In 2016, as asking rents stagnated in other parts of the city, they soared in the South Bronx, rising in Mott Haven by nearly 16 percent from the previous year, to $2,050 a month, according to StreetEasy.

Indeed, after decades of blight and abandonment, developers are now pouring money into speculative investments in the Bronx. The city has taken steps to rezone neighborhoods to spur more residential development, causing angst among some residents who fear that the revitalization of their neighborhoods could spell displacement. The median income in Port Morris and Mott Haven was $20,334 a year between 2010 and 2014, according to U.S. census data. Yet many of the people moving to the borough make considerably more money than that. So if a studio at 700 East 134th Street could fetch $1,500 a month, a sum that a newer tenant would eagerly pay, where can people of more modest means who have lived here for years go?

“In a moment where entire boroughs are no longer options, people are moving to the Bronx,” said Susanna Blankley, the director of Community Action for Safe Apartments, a tenant-organizing group. “People fear that we are facing displacement pressures like never before.”
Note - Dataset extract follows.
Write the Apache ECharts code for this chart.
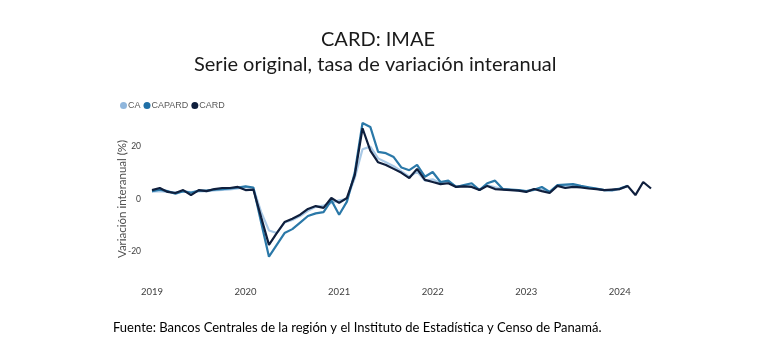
<!DOCTYPE html>
<html><head><meta charset="utf-8">
<script src="https://cdn.jsdelivr.net/npm/echarts@6/dist/echarts.min.js"></script>
<style>html,body{margin:0;padding:0;background:#fff}#c{width:768px;height:362px}</style>
</head><body><div id="c"></div>
<script>
const years = ['2019','2020','2021','2022','2023','2024'];
const months = [];
for (let y = 2019; y <= 2024; y++) for (let m = 1; m <= 12; m++) { if (y === 2024 && m > 5) break; months.push(y + '-' + String(m).padStart(2,'0')); }

const CA = [2.8,3.0,2.7,2.5,2.8,2.6,2.9,3.0,3.3,3.5,3.7,4.0,
  4.6,4.2,-5,-12,-13,-9,-8,-6.5,-4.5,-3,-2.5,-1.5,
  -0.5,0,8,19,20,15.5,14,12.5,10.5,8.5,10.5,7,
  7.5,6,6.5,4.8,5,5,3.6,5.2,4.5,3.8,3.5,3.3,
  2.9,3.8,3.6,2.6,5,5,5,4.8,4.3,3.9,3.4,3.2,
  3.8,4.8];
const CAPARD = [3.0,3.6,3.0,2.0,3.0,2.4,3.2,3.2,3.6,3.8,4.0,4.4,
  4.8,4.4,-9,-22,-17.5,-13,-11.5,-9,-6.5,-5.5,-5,-0.5,
  -6,-1,10,29,27.5,18,17.5,16,12,11,13,8.5,
  10.3,6.5,7,4.6,5.3,6,3.4,6,7,3.8,3.6,3.4,
  3,3.5,4.6,2.7,5.3,5.5,5.7,5,4.5,4,3.4,3.4,
  4,5];
const CARD = [3.4,4.2,2.7,2.3,3.4,1.5,3.4,3.0,3.8,4.2,4.2,4.6,
  3.4,3.6,-7,-17.5,-13,-8.8,-7.5,-6,-3.8,-2.7,-3.4,0.4,
  -1.5,0.4,9,27,18.5,14,13,11.5,10,8,11.5,7.3,
  6.5,5.7,6,4.6,4.8,4.6,3.4,5,3.8,3.6,3.4,3.2,
  2.7,3.8,3,2.3,5,4.2,4.6,4.4,4,3.8,3.4,3.6,
  3.8,5,1.5,6.5,4];
const yTickLabels = ['-20','0','20'];

const chart = echarts.init(document.getElementById('c'));
const F = 'Lato, "Noto Sans", sans-serif';
chart.setOption({
  animation: false,
  title: [
    {text: 'CARD: IMAE', left: 316, top: 25, textStyle: {fontFamily: F, fontWeight: 'normal', fontSize: 20, color: '#1a1a1a'}},
    {text: 'Serie original, tasa de variación interanual', left: 189, top: 50, textStyle: {fontFamily: F, fontWeight: 'normal', fontSize: 20, color: '#1a1a1a'}}
  ],
  legend: {
    left: 115, top: 96, icon: 'circle', itemWidth: 7, itemHeight: 7, itemGap: 3,
    textStyle: {fontFamily: '"Liberation Sans Narrow", "Liberation Sans", sans-serif', fontSize: 9, color: '#595959', padding: [0,0,0,-4]},
    data: ['CA','CAPARD','CARD']
  },
  grid: {left: 152, right: 117, top: 120.4, bottom: 84.4, containLabel: false},
  xAxis: {
    type: 'category', data: months, boundaryGap: false,
    axisLine: {show: false}, axisTick: {show: false},
    axisLabel: {
      interval: 0, margin: 9, fontFamily: F, fontSize: 9.5, color: '#404040',
      formatter: v => v.endsWith('-01') && years.includes(v.slice(0,4)) ? v.slice(0,4) : ''
    },
    splitLine: {show: false}
  },
  yAxis: {
    type: 'value', min: -30, max: 30, interval: 10,
    name: 'Variación interanual (%)', nameLocation: 'middle', nameGap: 24, nameMoveOverlap: false,
    nameTextStyle: {fontFamily: F, fontSize: 11.5, color: '#505050'},
    axisLine: {show: false}, axisTick: {show: false}, splitLine: {show: false},
    axisLabel: {margin: 11, fontFamily: F, fontSize: 8.5, color: '#404040',
      formatter: v => yTickLabels.includes(String(v)) ? String(v) : ''}
  },
  series: [
    {name: 'CA', type: 'line', data: CA, symbol: 'none', lineStyle: {width: 2.2, color: '#a9c9e6'}, itemStyle: {color: '#8fb6dc'}},
    {name: 'CAPARD', type: 'line', data: CAPARD, symbol: 'none', lineStyle: {width: 2.2, color: '#2a78a8'}, itemStyle: {color: '#1f6fa6'}},
    {name: 'CARD', type: 'line', data: CARD, symbol: 'none', lineStyle: {width: 2.2, color: '#0f1f3d'}, itemStyle: {color: '#0f1f3d'}}
  ],
  graphic: [{
    type: 'text', left: 113, top: 321,
    style: {
      text: '{a|Fuente:} {b|Bancos Centrales de la región y el Instituto de Estadística y Censo de Panamá.}',
      rich: {
        a: {fontFamily: F, fontSize: 13, color: '#1f3864'},
        b: {fontFamily: F, fontSize: 13, color: '#404040'}
      }
    }
  }]
});
</script></body></html>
This block of East 134th Street, a spartan stretch opposite the Bruckner Expressway, has no residential amenities. Yet, it is within a five-minute walk from the Bronx Brewery, the Port Morris Distillery and Gun Hill Tavern, all relatively new businesses in Port Morris, a triangular swath at the southern tip of the Bronx.
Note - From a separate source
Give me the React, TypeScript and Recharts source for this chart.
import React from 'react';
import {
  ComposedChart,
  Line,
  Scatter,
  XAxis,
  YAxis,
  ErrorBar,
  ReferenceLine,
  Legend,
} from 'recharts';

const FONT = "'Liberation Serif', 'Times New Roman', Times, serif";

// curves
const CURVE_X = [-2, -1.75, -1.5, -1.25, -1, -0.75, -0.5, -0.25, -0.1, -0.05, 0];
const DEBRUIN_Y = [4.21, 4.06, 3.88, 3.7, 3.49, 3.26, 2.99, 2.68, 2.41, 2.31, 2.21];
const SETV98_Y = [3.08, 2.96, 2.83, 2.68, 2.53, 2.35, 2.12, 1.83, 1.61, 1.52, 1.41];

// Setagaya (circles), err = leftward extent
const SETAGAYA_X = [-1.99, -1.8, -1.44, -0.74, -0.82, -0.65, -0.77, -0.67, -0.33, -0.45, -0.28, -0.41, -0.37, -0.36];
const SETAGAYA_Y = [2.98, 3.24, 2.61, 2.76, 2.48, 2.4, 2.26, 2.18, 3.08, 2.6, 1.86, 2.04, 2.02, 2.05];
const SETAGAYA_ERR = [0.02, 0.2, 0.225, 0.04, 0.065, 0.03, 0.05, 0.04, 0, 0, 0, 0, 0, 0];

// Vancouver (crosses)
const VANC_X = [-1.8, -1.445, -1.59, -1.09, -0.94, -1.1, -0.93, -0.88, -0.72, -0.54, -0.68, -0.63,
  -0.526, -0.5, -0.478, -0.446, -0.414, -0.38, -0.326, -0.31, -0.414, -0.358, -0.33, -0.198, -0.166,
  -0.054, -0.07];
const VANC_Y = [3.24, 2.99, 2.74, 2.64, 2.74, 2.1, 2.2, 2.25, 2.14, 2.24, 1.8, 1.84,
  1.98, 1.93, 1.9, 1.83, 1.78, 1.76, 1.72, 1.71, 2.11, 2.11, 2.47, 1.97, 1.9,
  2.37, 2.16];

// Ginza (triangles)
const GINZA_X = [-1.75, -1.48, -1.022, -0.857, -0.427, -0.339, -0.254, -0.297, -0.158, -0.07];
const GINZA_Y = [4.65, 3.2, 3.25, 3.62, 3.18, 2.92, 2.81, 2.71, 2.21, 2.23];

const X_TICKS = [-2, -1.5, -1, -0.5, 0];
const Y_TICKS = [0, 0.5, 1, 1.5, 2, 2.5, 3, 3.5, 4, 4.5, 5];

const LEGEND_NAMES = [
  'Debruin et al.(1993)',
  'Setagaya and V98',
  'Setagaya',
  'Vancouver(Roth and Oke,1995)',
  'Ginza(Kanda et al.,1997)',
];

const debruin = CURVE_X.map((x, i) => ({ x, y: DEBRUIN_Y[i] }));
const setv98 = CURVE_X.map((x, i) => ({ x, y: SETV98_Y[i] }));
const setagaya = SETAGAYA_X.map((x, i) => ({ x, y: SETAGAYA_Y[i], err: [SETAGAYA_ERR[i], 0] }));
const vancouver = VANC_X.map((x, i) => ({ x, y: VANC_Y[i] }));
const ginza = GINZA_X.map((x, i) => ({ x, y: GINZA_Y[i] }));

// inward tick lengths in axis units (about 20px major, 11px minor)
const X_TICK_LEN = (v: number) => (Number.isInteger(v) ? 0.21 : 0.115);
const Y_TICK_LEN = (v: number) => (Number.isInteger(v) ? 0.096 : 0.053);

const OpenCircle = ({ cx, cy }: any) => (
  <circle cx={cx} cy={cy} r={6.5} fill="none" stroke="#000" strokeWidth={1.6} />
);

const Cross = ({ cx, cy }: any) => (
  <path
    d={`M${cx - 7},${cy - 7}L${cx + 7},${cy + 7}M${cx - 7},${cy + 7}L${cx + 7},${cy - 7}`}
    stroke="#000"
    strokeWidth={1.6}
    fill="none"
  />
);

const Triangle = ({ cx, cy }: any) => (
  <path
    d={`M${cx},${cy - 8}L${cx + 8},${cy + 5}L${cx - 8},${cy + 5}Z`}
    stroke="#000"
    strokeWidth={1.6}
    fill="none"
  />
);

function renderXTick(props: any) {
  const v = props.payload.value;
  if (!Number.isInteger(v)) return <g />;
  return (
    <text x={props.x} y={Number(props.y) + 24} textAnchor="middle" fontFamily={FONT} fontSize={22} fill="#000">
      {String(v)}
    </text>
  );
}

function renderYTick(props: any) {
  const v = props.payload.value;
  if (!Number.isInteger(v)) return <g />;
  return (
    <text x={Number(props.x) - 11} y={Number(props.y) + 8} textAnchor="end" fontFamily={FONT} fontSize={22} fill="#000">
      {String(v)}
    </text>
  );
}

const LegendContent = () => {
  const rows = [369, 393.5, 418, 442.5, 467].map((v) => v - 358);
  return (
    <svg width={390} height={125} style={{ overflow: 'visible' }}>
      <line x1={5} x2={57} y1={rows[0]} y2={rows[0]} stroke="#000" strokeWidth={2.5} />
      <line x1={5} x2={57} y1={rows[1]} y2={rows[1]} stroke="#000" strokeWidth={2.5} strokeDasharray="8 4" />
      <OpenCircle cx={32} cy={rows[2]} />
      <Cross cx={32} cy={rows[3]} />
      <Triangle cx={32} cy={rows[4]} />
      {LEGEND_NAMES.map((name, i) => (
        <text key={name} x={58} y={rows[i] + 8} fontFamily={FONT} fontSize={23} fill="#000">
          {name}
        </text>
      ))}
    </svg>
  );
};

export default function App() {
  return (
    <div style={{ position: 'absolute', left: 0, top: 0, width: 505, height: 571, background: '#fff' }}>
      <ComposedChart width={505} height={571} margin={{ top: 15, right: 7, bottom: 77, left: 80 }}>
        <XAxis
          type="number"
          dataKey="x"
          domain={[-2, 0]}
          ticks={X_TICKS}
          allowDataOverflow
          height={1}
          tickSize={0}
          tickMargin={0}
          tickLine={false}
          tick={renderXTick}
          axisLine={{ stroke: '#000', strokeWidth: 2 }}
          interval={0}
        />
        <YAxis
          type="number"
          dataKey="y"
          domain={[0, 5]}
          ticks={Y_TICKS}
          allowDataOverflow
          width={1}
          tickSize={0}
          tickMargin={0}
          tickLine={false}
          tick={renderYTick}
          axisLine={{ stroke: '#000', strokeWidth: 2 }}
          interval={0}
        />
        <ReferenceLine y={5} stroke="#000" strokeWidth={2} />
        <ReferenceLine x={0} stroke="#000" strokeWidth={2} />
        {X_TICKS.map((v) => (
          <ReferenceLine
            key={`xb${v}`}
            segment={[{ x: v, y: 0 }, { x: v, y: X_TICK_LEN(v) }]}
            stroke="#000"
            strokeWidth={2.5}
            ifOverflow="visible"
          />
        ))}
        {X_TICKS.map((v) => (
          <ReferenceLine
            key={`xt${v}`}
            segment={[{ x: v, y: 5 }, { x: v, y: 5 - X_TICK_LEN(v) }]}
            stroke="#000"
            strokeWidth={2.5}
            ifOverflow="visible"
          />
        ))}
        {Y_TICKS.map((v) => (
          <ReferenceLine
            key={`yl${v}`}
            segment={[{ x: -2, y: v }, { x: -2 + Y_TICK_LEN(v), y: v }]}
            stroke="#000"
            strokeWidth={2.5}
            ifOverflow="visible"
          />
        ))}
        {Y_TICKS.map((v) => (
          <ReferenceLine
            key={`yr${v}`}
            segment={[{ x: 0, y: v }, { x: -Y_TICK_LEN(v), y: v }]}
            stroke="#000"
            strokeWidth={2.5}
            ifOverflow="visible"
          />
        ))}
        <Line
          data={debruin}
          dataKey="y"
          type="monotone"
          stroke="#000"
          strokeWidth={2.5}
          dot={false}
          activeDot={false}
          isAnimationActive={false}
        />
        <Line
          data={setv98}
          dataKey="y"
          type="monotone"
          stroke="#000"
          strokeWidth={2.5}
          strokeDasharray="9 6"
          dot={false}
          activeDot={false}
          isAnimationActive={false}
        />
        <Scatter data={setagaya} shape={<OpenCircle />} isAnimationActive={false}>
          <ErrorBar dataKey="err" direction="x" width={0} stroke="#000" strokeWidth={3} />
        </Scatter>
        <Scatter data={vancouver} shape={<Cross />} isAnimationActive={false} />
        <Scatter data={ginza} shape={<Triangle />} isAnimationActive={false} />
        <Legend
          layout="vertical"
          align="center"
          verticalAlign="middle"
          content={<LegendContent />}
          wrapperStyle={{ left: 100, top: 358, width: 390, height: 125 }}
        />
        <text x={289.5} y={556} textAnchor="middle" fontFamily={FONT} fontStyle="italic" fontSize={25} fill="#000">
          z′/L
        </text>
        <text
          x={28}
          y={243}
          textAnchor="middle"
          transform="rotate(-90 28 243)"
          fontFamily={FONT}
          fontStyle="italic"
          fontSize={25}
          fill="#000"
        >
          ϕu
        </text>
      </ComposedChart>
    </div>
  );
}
“The neighborhood has changed, the complexion has changed. It’s SoBro now,” said Mr. Hankins, 46, a middle school hip-hop teacher who lives in a fourth-floor studio in the East 134th Street building. In two conversations last March, Mr. Giddings told him that his rent could jump from $1,039 a month to $1,650 a month. “In the next four to five years, it’s definitely going to be a little Williamsburg.”

For now, tenants are hastily gathering information about their building’s history, hoping to prove that the building should remain rent-stabilized. Should the state rule in Mr. Giddings’s favor, they worry that overtures about rent hikes will turn into forceful demands, leaving them with few options. If management is “able to get some firmer footing, they’re not going to be soft with us at all,” said Mr. Hankins. “Not one little bit.”